« On ne lira pas ici une ‘Histoire de Byzance’ de plus. » D’entrée de jeu Évelyne Patlagean définit l’orientation de son essai, Un Moyen Âge grec, Byzance IXe-XVe siècle. Il s’agit pour elle de démontrer que, contrairement aux discours tenus par les spécialistes de l’histoire, l’Empire byzantin a bel et bien eu « son » moyen âge (entendu ici moins comme une période de l’histoire que comme un mode d’organisation sociale) parallèlement à une Europe « fille des invasions germaniques », puisqu’il partagerait plusieurs caractéristiques avec cette dernière. Pour faire sa démonstration, cette professeure à l’Université de Paris réexamine quelques grands paramètres de la société et de la culture byzantines (parenté, fidélité, guerre, intercession chrétienne) à la lumière des grandes études historiographiques sur le Moyen Âge européen, et en particulier à la lumière de l’ouvrage de référence signé Marc Bloch : La société féodale.
Le point de vue que défend Évelyne Patlagean est relativement nouveau. Longtemps, en effet, les médiévistes ont tenu l’Empire romain d’Orient en marge de leurs études sous prétexte que cette société n’avait pas connu le sort de sa voisine européenne, soit l’effondrement de ses institutions non plus que la germanisation qui s’ensuivit. En rapprochant l’histoire de l’Empire grec du courant médiéval européen, l’ouvrage éclaire d’un jour nouveau les rapports entre ces deux civilisations. Du coup, Patlagean fait la preuve que le passé peut éclairer le présent puisque cette relecture nous amène à envisager d’un œil neuf la question de l’intégration de l’actuelle Turquie à la communauté économique européenne.

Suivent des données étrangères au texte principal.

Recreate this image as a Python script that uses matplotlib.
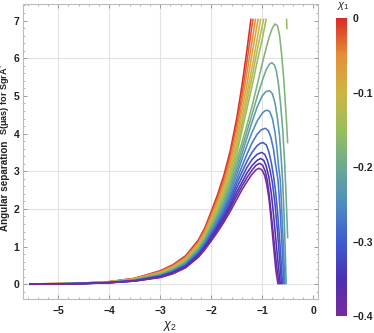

Précisons toutefois qu’Un Moyen Âge grec présuppose chez le lecteur une solide connaissance des événements et des personnages qui ont jalonné l’histoire plus que millénaire de l’Empire byzantin. En effet, si l’auteure cite un nom ou un événement à l’appui de sa thèse, elle n’en rappelle jamais les tenants et les aboutissants, se contentant souvent de n’en donner que les paramètres chronologiques. Brillant, superbement documenté, d’une grande clarté dans l’écriture en dépit d’une tendance à user du jargon des spécialistes, Un Moyen Âge grec est un livre qui s’adresse d’abord à un public érudit. Avis aux intéressés.